The report estimates that crypto has only managed to capture about 1% of remittances, a market ranging from $500 billion to $600 billion per year over the last decade.
The potential cost savings are hampered by the fact that recipients would need bank accounts in the destination country to be able to convert from crypto to cash.
“For people with bank accounts, off-ramp costs from crypto to fiat are equal to the cost of converting from dollar-based stablecoins to local currency, and then any cost of withdrawing that fiat,” Cembalest wrote.
Cembalest acknowledges that disintermediation of banks and financial services is ongoing thanks to the rise of various fintech platforms but makes a withering assessment of how it’s done in DeFi.
“From what we can tell, most DeFi lending is simply over-collateralized crypto loans to other holders of crypto so that the latter can either (a) buy more crypto, or (b) obtain liquidity against appreciated crypto holdings without incurring capital gains taxes. Either way, it does not appear to be the kind of lending activity that could survive a large sustained decline in crypto prices themselves,” says the report.
Drawing on the experience of fintech-enabled peer-to-peer lending, Cembalest pointed to data showing higher loan delinquency rates than traditional bank loans, which is mostly a function of weaker underwriting standards. He added that a platform like Lending Club has seen its stock decline by 65% from its recent peak.
As far as a future world of peer-to-peer uncollateralized lending on blockchains goes, Cembalest said: “Good luck with that,” pointing to characteristics that might “terrify participants” in traditional collateralized lending pools.
“Crypto collateral may not be dedicated and assigned solely to the activity against which it is posted. In other words, crypto collateral can be ‘rehypothecated’ to back multiple activities,” the report says. “If you don’t remember what that word means, type ‘rehypothecation’ into Google along with the words ‘financial crisis’.”
Cembalest “oddly enough” does not dismiss the NFT phenomenon, citing the rapid rise of modern art in the 20th century, which many people still find inaccessible or confusing.
“Just because you might not appreciate the artistic merit of Bored Ape Yacht Club NFTs, that doesn’t mean others won’t,” the report says.
One Achilles’ heel when it comes to NFTs is the concentration of ownership, Cembalest said, just as bitcoin ownership is highly concentrated. He cited a study of the SuperRare NFT art platform that revealed just four collectors owned most of its works with only three degrees of separation between them and the 16,000 works of art they collected.
“This is a very high degree of insularity, even for standards of the art market. The study also found that the secondary market was even more concentrated than the primary market,” the report notes, while acknowledging art is one subset of the broader NFT space.
A recurring motif in Cembalest’s thinking is the accelerated change of cultural preferences in recent times. That said, when he circulated his report among some crypto advocates and venture capitalists, the most common response was that he was being shortsighted.
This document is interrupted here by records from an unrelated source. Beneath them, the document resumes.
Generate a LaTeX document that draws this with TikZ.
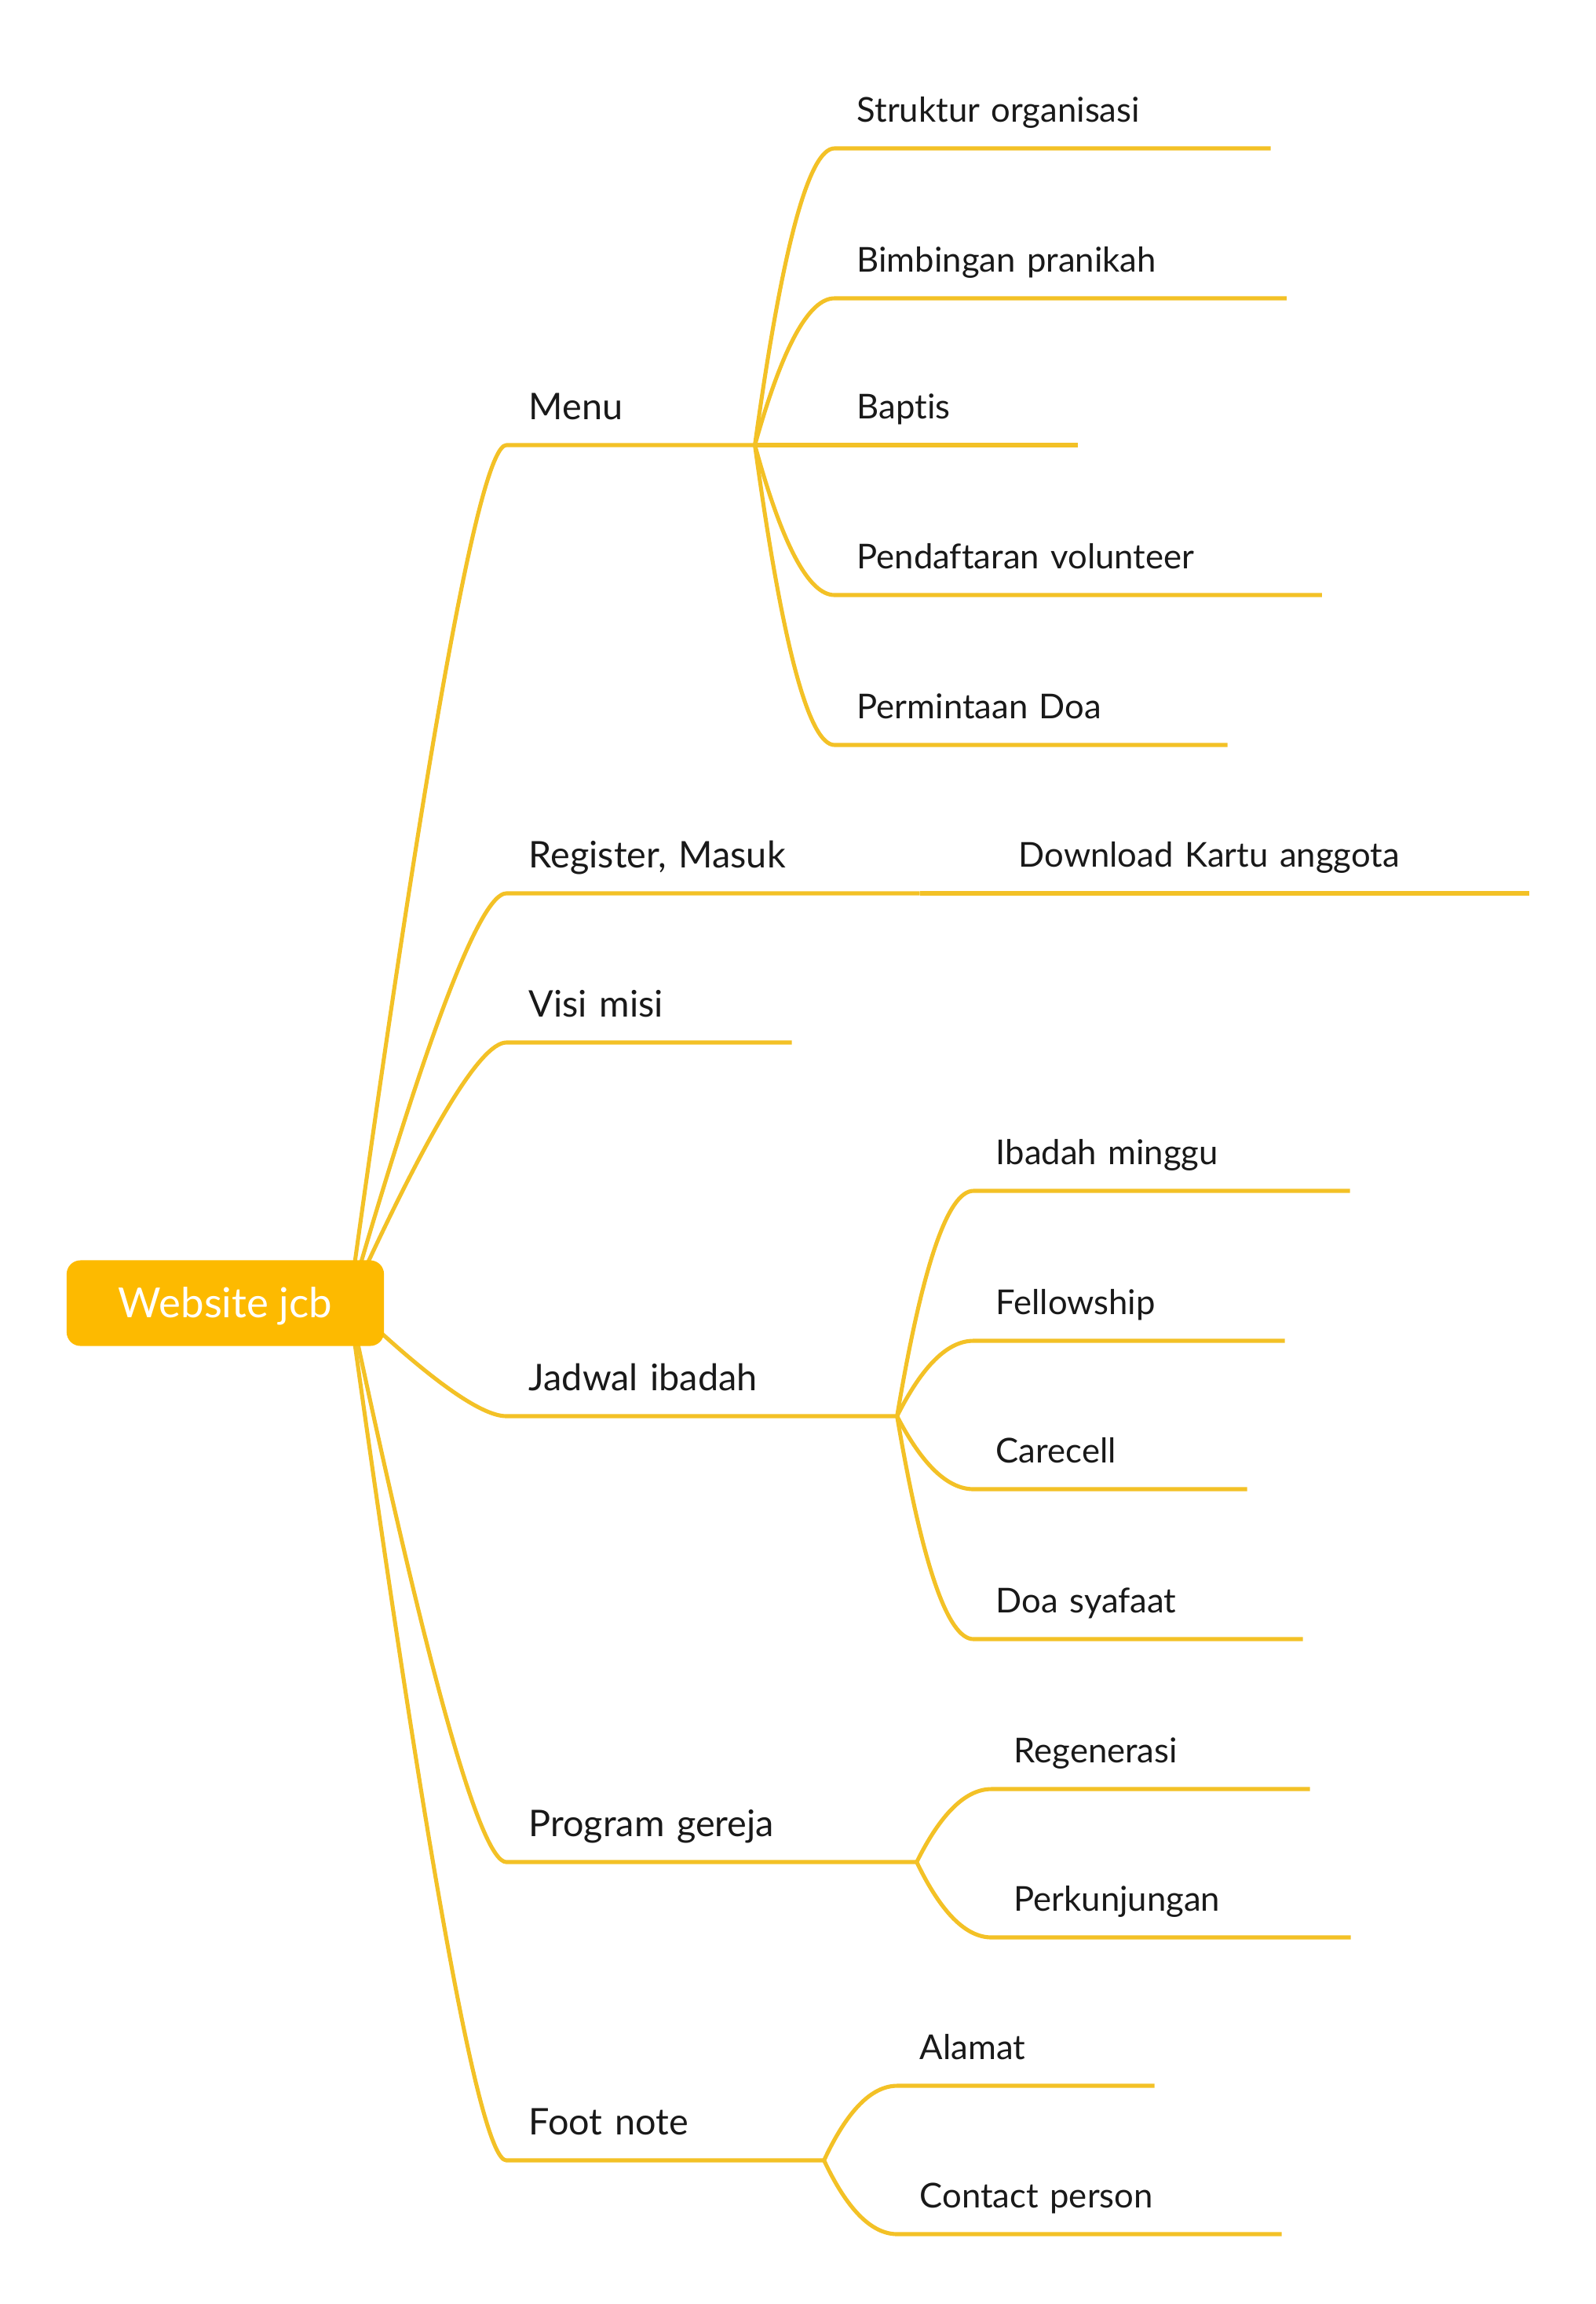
\documentclass[tikz,border=0pt]{standalone}
\usepackage{fontspec}
\setmainfont{Lato}[Ligatures=NoCommon]
\usetikzlibrary{calc,backgrounds}
\definecolor{amber}{RGB}{253,186,0}
\definecolor{branch}{RGB}{243,193,38}
\definecolor{ink}{RGB}{25,25,25}
\tikzset{
  root/.style={fill=amber,rounded corners=5pt,text=white,inner sep=0pt,
    font=\fontsize{15}{18}\selectfont,text height=1.07em,text depth=0pt,
    minimum width=4.04cm,minimum height=1.09cm},
  topic/.style={anchor=south west,text width=#1,align=left,inner xsep=0pt,inner ysep=0pt,
    text depth=0.33cm,text=ink,execute at begin node=\hspace*{0.28cm}},
  lvlone/.style={topic=#1,font=\fontsize{13.3}{16}\selectfont,text depth=0.32cm},
  lvltwo/.style={topic=#1,font=\fontsize{12.4}{15}\selectfont},
  twig/.style={draw=branch,line width=1.45pt,line join=round},
  bough/.style={to path={let \p1=(\tikztostart),\p2=(\tikztotarget) in
    .. controls ({\x1+0.667*(\x2-\x1-14pt)},{\y1+0.667*(\y2-\y1)}) and ({\x2-9.3pt},\y2) .. (\tikztotarget)}},
}
\begin{document}
\begin{tikzpicture}[x=0.01cm,y=-0.01cm]
  \useasboundingbox (0,0) rectangle (2032,2935);
  % central topic
  \node[root] (web) at (287,1660) {Website jcb};
  \coordinate (hub) at ([xshift=-0.45cm]web.east);

  % main topics
  \node[lvlone=3.15cm] (menu) at (645,567) {Menu};
  \node[lvlone=5.25cm] (reg) at (645,1138) {Register, Masuk};
  \node[lvlone=3.62cm] (visi) at (645,1328) {Visi misi};
  \node[lvlone=4.96cm] (jadwal) at (645,1804) {Jadwal ibadah};
  \node[lvlone=5.21cm] (prog) at (645,2372) {Program gereja};
  \node[lvlone=4.03cm] (foot) at (645,2752) {Foot note};

  % subtopics
  \node[lvltwo=5.54cm] (struktur) at (1063,189) {Struktur organisasi};
  \node[lvltwo=5.74cm] (bimbingan) at (1063,380) {Bimbingan pranikah};
  \node[lvltwo=3.08cm] (baptis) at (1063,567) {Baptis};
  \node[lvltwo=6.19cm] (volunteer) at (1063,758) {Pendaftaran volunteer};
  \node[lvltwo=4.99cm] (doa) at (1063,949) {Permintaan Doa};
  \node[lvltwo=6.77cm] (kartu) at (1269,1138) {Download Kartu anggota};
  \node[lvltwo=4.78cm] (minggu) at (1240,1517) {Ibadah minggu};
  \node[lvltwo=3.95cm] (fellow) at (1240,1708) {Fellowship};
  \node[lvltwo=3.47cm] (carecell) at (1240,1897) {Carecell};
  \node[lvltwo=4.18cm] (syafaat) at (1240,2088) {Doa syafaat};
  \node[lvltwo=4.04cm] (regen) at (1263,2279) {Regenerasi};
  \node[lvltwo=4.56cm] (kunjung) at (1263,2468) {Perkunjungan};
  \node[lvltwo=3.26cm] (alamat) at (1143,2657) {Alamat};
  \node[lvltwo=4.88cm] (kontak) at (1143,2846) {Contact person};

  \begin{scope}[on background layer]
    \foreach \ch in {menu,reg,visi,jadwal,prog,foot}
      \draw[twig] (hub) to[bough] (\ch.south west) -- (\ch.south east);
    \foreach \pa/\ch in {menu/struktur,menu/bimbingan,menu/baptis,menu/volunteer,menu/doa,
        reg/kartu,jadwal/minggu,jadwal/fellow,jadwal/carecell,jadwal/syafaat,
        prog/regen,prog/kunjung,foot/alamat,foot/kontak}
      \draw[twig] (\pa.south east) to[bough] (\ch.south west) -- (\ch.south east);
  \end{scope}
\end{tikzpicture}
\end{document}
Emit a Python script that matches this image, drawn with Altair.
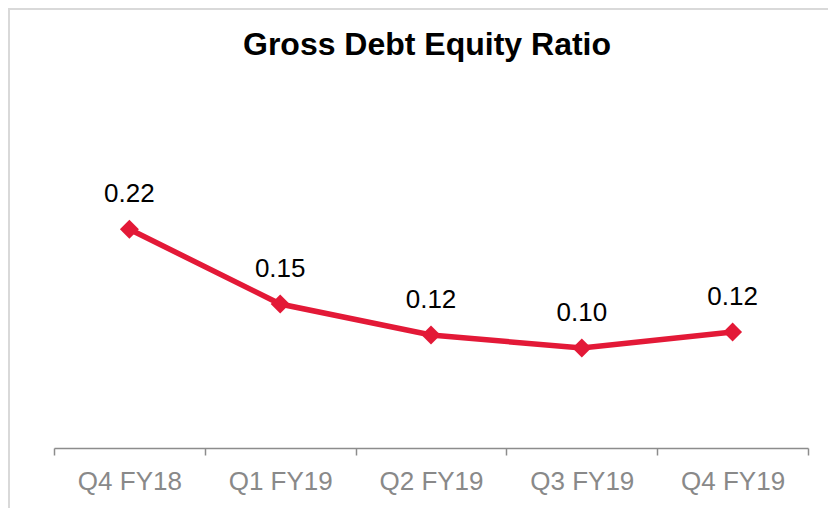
import altair as alt
import pandas as pd

quarters = ["Q4 FY18", "Q1 FY19", "Q2 FY19", "Q3 FY19", "Q4 FY19"]
ratios = [0.220, 0.1448, 0.1136, 0.1006, 0.1167]
labels = ["0.22", "0.15", "0.12", "0.10", "0.12"]
title_text = ["Gross Debt Equity Ratio"]

df = pd.DataFrame({"q": quarters, "v": ratios, "lab": labels})

FONT = "Liberation Sans"
RED = "#E31937"

x = alt.X("q:N", sort=quarters, title=None,
          scale=alt.Scale(type="band", paddingInner=0, paddingOuter=0),
          axis=alt.Axis(tickBand="extent", labelAngle=0, labelFont=FONT,
                        labelFontSize=26, labelColor="#898989",
                        labelBaseline="alphabetic", labelPadding=34,
                        domainColor="#8c8c8c", domainWidth=1.5,
                        tickColor="#8c8c8c", tickWidth=1.5, tickSize=7,
                        grid=False))
y = alt.Y("v:Q", scale=alt.Scale(domain=[0, 0.35]), axis=None)

border = alt.Chart(alt.Data(values=[{}])).mark_rect(
    fill=None, stroke="#d9d9d9", strokeWidth=2
).encode(x=alt.value(-45), x2=alt.value(820), y=alt.value(-91), y2=alt.value(440))

title = alt.Chart(pd.DataFrame({"t": title_text})).mark_text(
    font=FONT, fontSize=32, fontWeight="bold", color="black",
    baseline="alphabetic", align="center"
).encode(x=alt.value(373), y=alt.value(-45), text="t:N")

line = alt.Chart(df).mark_line(color=RED, strokeWidth=5.5).encode(x=x, y=y)
pts = alt.Chart(df).mark_point(shape="diamond", filled=True, color=RED,
                               size=360, opacity=1).encode(x=x, y=y)
txt = alt.Chart(df).mark_text(font=FONT, fontSize=26, color="black",
                              baseline="alphabetic", dy=-27).encode(
    x=x, y=y, text="lab:N")

chart = alt.layer(border, title, line, pts, txt).properties(
    width=754, height=348,
    autosize=alt.AutoSizeParams(type="none"),
    padding={"left": 46, "top": 92, "right": 20, "bottom": 60},
).configure(background="white").configure_view(strokeWidth=0)

chart.save("out.html", embed_options={"renderer": "svg", "actions": False})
For instance, Cembalest’s piece was like judging the value of the internet in 1995, according to one commentator. Who would have thought a search engine would be worth a trillion dollars back then, for example.
Going further back in time, another respondent said it would be wise to remember the electricity wars of the 1800s.
“The first stage of any innovation cycle is development of infrastructure,” the response said. “The high value applications come later. That’s what happened during the electricity wars when future use cases were vastly underestimated, even by the likes of Junius Spencer Morgan (father of JP Morgan) who thought electricity was a fad and that kerosene lamps worked just fine.”